Data for the task:
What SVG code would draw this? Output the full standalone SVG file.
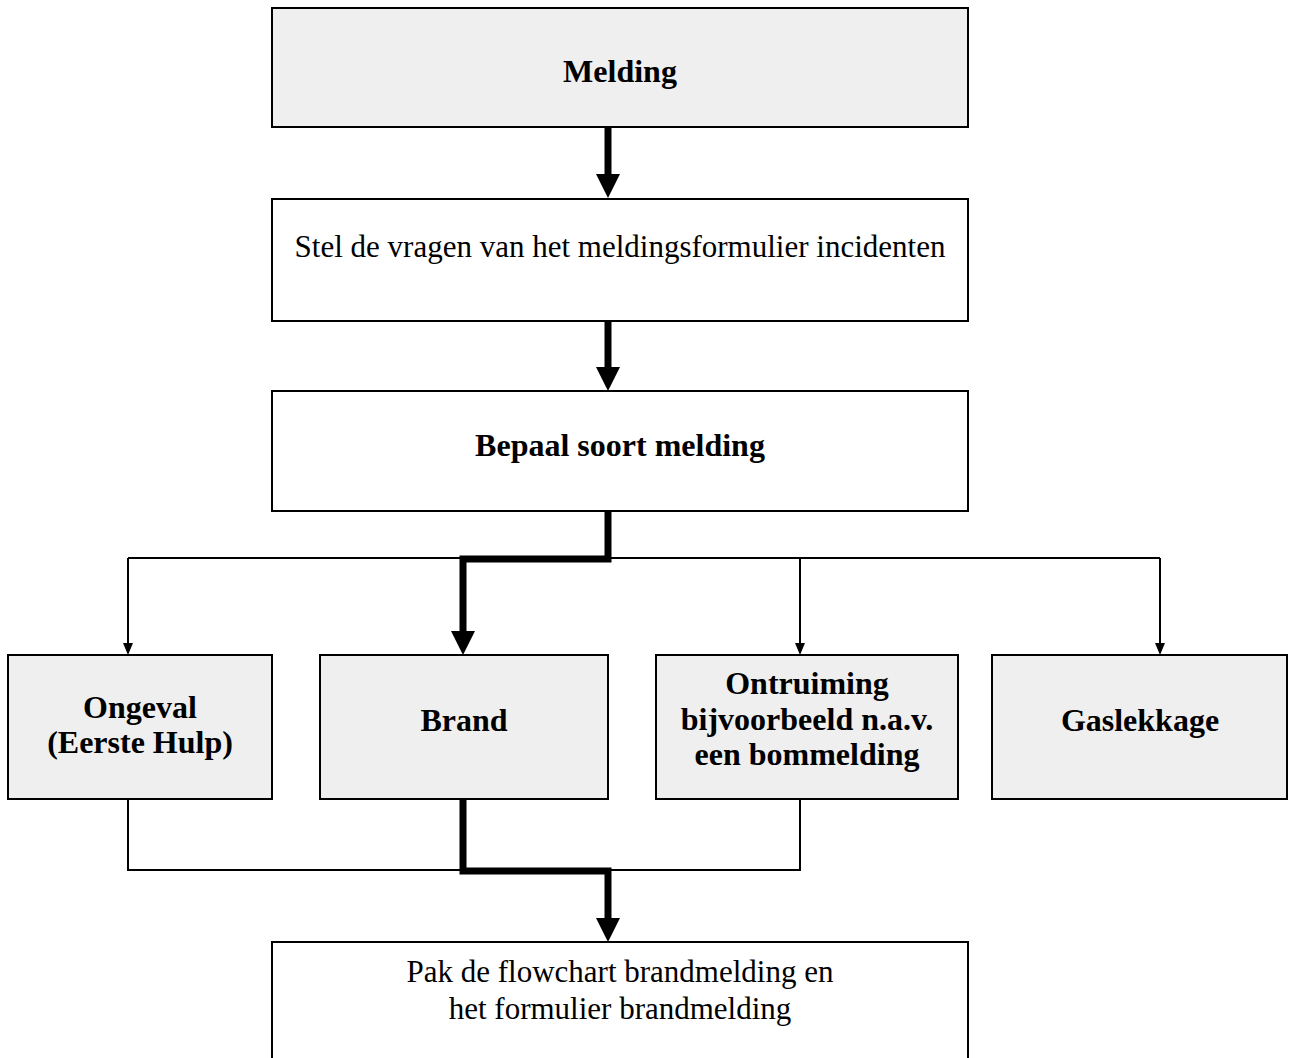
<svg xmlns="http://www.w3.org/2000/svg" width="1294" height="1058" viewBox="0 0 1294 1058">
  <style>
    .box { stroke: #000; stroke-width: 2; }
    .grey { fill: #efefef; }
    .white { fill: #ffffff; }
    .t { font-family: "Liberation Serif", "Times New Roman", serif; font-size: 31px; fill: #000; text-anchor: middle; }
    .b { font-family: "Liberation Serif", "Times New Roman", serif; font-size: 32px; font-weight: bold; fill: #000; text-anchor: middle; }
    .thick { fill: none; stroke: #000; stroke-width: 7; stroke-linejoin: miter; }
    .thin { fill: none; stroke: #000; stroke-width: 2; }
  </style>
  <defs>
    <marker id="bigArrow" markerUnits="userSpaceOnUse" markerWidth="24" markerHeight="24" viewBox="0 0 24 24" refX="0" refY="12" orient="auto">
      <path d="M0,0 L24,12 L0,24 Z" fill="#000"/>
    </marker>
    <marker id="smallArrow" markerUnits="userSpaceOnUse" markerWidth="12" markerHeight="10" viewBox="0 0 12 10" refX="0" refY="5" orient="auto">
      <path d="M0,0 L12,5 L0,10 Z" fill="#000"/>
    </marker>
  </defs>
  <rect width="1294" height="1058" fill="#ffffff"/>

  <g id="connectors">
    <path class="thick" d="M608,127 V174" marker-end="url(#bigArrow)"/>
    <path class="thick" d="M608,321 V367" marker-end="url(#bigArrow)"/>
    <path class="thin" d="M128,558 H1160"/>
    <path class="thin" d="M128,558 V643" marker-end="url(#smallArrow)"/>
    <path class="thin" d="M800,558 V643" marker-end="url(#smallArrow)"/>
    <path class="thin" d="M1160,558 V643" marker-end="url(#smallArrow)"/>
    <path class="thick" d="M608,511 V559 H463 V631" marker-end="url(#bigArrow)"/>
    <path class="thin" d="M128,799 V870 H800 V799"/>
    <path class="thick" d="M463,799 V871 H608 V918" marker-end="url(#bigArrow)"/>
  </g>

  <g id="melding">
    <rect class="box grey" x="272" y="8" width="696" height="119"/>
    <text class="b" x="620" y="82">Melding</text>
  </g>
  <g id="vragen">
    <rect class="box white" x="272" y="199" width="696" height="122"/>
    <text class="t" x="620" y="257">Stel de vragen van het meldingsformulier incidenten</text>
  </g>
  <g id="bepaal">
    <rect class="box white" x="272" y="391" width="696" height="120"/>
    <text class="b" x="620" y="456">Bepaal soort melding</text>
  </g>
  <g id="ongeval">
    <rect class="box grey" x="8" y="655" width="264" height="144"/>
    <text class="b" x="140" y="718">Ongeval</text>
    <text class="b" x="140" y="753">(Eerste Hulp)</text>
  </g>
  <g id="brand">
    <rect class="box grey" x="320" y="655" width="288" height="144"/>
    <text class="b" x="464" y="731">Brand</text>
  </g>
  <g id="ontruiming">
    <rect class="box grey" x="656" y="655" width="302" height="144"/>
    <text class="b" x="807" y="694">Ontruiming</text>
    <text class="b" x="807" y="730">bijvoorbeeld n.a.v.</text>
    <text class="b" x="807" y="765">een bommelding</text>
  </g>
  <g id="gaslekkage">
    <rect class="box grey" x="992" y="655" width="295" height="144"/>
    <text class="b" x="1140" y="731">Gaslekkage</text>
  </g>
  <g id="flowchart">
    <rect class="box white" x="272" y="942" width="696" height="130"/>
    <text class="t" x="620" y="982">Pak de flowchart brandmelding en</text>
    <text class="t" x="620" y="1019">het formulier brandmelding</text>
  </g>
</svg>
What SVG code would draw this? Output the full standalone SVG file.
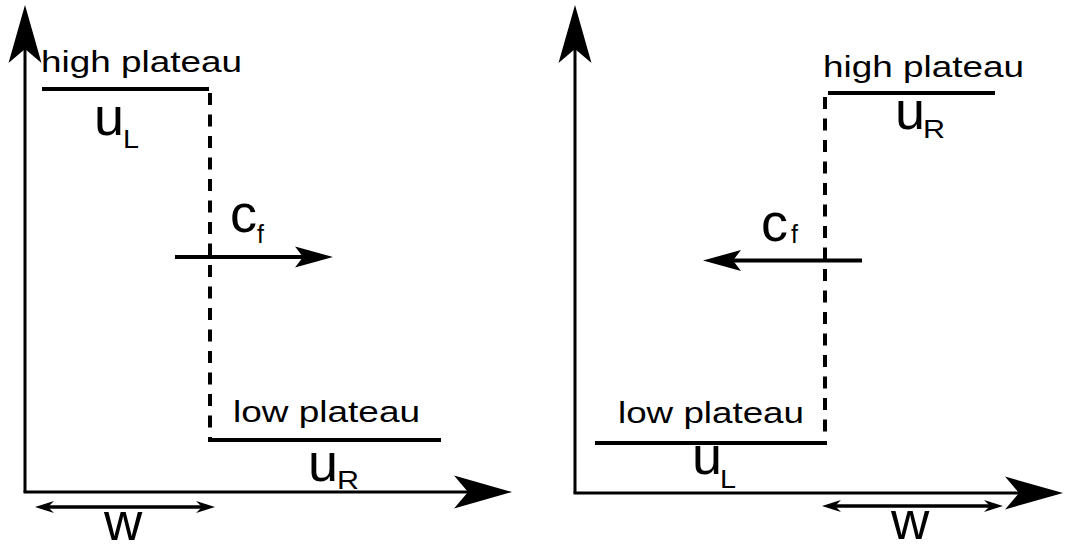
--
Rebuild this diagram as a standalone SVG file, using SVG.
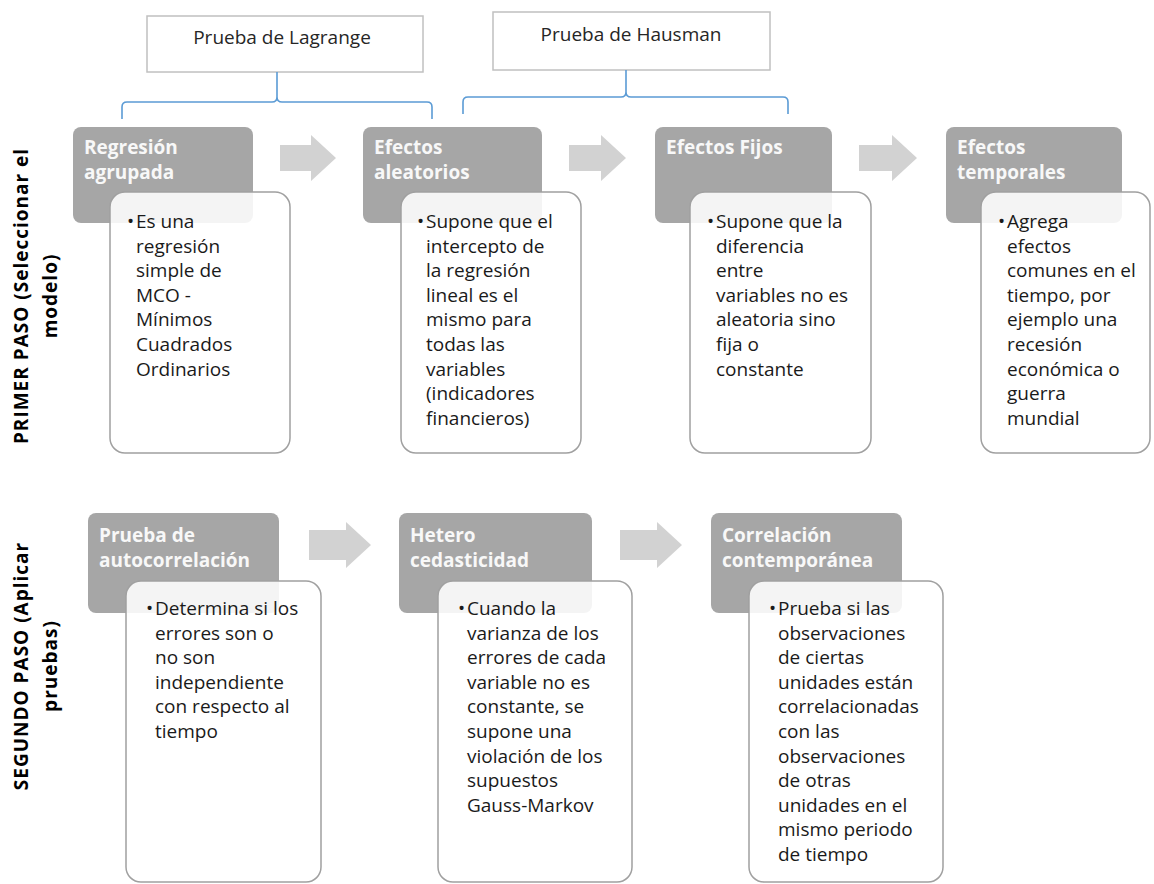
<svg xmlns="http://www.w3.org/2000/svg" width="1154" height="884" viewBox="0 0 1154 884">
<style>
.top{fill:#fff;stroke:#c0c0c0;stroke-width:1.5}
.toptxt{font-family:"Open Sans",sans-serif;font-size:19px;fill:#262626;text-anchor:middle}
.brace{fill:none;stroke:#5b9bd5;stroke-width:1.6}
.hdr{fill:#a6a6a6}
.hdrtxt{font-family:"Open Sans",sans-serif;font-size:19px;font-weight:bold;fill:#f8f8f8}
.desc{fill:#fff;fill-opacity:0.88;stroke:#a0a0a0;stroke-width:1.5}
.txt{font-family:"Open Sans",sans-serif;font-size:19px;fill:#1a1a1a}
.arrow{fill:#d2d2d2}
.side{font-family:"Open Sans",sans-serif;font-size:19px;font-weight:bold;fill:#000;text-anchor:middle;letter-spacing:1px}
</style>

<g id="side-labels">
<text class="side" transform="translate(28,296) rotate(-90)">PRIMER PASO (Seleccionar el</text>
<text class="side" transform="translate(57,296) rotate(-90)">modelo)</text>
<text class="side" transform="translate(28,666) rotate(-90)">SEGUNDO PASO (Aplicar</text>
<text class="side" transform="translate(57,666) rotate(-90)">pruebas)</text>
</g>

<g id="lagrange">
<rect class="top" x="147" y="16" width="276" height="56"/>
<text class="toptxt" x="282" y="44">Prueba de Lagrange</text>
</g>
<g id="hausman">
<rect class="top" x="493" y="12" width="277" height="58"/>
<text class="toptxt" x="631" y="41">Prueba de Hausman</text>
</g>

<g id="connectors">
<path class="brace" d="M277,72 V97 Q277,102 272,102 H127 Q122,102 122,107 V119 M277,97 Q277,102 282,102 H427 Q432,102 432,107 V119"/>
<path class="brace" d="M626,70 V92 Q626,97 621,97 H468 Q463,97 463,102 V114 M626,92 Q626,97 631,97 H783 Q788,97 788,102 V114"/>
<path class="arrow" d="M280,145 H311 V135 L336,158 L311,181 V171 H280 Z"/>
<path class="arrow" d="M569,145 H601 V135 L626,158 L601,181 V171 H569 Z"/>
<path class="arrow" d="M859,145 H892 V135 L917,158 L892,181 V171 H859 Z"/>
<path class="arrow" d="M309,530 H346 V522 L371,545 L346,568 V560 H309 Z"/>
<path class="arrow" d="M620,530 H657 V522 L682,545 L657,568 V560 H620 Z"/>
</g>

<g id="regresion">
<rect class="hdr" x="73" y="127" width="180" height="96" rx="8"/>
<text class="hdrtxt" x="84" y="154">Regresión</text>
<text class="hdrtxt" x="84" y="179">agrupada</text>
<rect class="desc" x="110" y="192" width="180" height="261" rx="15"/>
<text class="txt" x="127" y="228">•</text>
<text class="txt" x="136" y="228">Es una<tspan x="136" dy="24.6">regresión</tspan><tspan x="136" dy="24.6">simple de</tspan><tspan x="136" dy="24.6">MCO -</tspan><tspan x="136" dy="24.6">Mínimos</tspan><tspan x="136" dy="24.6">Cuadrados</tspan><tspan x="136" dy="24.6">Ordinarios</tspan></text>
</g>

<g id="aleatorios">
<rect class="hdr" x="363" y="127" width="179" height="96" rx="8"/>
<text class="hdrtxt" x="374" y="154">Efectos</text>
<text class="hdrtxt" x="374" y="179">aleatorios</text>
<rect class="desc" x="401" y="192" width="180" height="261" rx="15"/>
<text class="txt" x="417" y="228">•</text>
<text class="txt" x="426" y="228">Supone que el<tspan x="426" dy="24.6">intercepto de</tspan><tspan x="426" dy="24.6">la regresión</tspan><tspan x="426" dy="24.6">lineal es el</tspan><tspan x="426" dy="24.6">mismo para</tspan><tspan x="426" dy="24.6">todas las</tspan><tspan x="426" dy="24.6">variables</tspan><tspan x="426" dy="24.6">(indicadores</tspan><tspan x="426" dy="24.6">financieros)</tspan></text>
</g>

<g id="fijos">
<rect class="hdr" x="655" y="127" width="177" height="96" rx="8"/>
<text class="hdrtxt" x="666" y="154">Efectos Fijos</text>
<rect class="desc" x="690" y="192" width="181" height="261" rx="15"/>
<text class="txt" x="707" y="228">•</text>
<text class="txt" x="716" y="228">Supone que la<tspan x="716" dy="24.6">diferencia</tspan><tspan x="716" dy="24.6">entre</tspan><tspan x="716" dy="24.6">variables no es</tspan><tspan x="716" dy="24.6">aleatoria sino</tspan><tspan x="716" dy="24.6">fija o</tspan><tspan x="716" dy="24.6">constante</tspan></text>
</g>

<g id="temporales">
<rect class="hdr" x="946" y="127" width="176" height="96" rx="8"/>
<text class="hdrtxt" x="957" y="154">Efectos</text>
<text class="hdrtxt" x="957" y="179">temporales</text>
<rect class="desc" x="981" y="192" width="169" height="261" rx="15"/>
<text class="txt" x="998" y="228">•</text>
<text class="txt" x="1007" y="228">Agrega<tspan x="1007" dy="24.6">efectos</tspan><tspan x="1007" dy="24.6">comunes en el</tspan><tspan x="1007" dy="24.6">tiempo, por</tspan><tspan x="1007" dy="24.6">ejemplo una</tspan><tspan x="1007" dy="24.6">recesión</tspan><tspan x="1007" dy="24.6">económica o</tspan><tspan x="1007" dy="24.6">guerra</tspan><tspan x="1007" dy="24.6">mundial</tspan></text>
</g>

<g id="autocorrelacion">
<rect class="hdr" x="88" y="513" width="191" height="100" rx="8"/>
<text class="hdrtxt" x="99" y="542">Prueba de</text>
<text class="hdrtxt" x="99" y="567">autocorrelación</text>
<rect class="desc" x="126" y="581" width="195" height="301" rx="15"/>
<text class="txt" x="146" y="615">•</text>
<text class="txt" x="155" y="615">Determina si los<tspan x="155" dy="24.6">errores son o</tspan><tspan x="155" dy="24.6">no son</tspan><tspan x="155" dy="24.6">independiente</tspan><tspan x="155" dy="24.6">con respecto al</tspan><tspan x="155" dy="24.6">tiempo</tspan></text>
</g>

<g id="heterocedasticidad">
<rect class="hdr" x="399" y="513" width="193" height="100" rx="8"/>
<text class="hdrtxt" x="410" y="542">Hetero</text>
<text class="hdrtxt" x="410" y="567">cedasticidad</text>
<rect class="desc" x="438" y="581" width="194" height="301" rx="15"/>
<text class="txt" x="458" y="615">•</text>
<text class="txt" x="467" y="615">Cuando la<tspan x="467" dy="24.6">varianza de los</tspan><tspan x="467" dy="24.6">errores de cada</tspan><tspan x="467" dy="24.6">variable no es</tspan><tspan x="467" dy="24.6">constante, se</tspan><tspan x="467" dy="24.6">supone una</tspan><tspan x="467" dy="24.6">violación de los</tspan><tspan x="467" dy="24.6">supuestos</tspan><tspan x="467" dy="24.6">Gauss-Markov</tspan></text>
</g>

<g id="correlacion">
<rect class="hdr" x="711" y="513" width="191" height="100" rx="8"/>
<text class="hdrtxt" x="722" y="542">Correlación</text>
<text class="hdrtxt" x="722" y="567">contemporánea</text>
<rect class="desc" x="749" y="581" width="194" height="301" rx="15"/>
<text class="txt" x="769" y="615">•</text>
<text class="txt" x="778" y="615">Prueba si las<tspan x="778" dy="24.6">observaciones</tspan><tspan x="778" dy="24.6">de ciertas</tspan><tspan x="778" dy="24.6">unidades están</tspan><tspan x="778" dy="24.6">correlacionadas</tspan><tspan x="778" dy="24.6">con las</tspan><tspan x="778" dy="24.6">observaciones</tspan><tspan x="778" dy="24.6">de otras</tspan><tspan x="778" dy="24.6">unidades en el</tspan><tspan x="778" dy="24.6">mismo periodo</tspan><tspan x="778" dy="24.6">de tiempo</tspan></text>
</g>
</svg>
--
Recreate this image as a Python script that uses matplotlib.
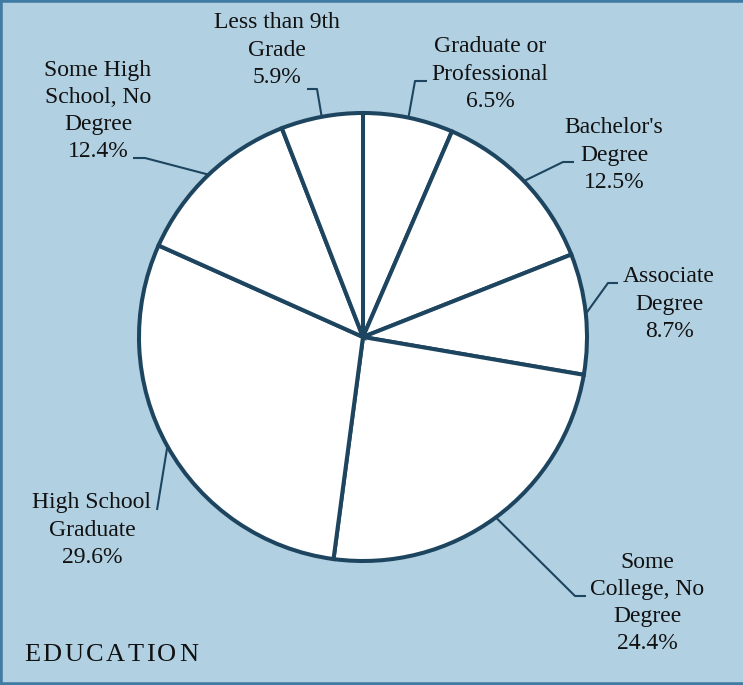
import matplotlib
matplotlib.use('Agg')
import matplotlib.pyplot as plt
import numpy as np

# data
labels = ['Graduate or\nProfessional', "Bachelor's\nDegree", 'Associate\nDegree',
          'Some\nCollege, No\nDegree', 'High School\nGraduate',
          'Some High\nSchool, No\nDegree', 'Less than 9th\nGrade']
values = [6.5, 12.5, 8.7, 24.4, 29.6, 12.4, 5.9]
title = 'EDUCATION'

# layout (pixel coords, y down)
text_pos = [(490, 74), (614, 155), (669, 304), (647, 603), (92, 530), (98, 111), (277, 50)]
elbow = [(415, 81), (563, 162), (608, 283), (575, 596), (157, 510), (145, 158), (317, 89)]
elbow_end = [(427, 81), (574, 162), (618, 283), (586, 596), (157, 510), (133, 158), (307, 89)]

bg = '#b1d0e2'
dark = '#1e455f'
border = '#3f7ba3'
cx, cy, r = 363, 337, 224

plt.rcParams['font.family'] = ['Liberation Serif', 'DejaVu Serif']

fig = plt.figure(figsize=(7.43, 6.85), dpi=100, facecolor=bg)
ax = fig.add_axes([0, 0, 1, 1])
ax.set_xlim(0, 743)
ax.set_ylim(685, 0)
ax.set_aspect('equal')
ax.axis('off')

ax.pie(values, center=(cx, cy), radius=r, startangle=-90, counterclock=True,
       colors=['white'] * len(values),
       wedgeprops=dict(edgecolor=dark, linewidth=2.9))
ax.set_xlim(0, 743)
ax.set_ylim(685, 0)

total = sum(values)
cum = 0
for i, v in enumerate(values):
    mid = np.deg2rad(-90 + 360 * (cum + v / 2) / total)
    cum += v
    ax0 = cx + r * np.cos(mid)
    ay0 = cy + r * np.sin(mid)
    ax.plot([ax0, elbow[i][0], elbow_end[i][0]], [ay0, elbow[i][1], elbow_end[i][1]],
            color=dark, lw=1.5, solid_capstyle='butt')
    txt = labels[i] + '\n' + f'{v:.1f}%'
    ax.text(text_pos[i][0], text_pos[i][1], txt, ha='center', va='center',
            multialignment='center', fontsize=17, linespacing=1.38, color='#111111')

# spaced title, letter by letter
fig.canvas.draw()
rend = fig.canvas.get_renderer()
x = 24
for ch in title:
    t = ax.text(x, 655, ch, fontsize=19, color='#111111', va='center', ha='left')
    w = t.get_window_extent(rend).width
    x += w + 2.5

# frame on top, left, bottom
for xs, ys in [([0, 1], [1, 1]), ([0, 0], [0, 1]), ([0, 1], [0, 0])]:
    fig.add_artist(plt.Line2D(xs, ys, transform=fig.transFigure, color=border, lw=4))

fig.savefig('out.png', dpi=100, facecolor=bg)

Work to do:
Everything from the line that contains "Recreate this image" down to the line that contains "import numpy as np" should be written out exactly, end lines too, minus the pictures.

Reply:
Recreate this image as a Python script that uses matplotlib.
import matplotlib
matplotlib.use('Agg')
import matplotlib.pyplot as plt
import numpy as np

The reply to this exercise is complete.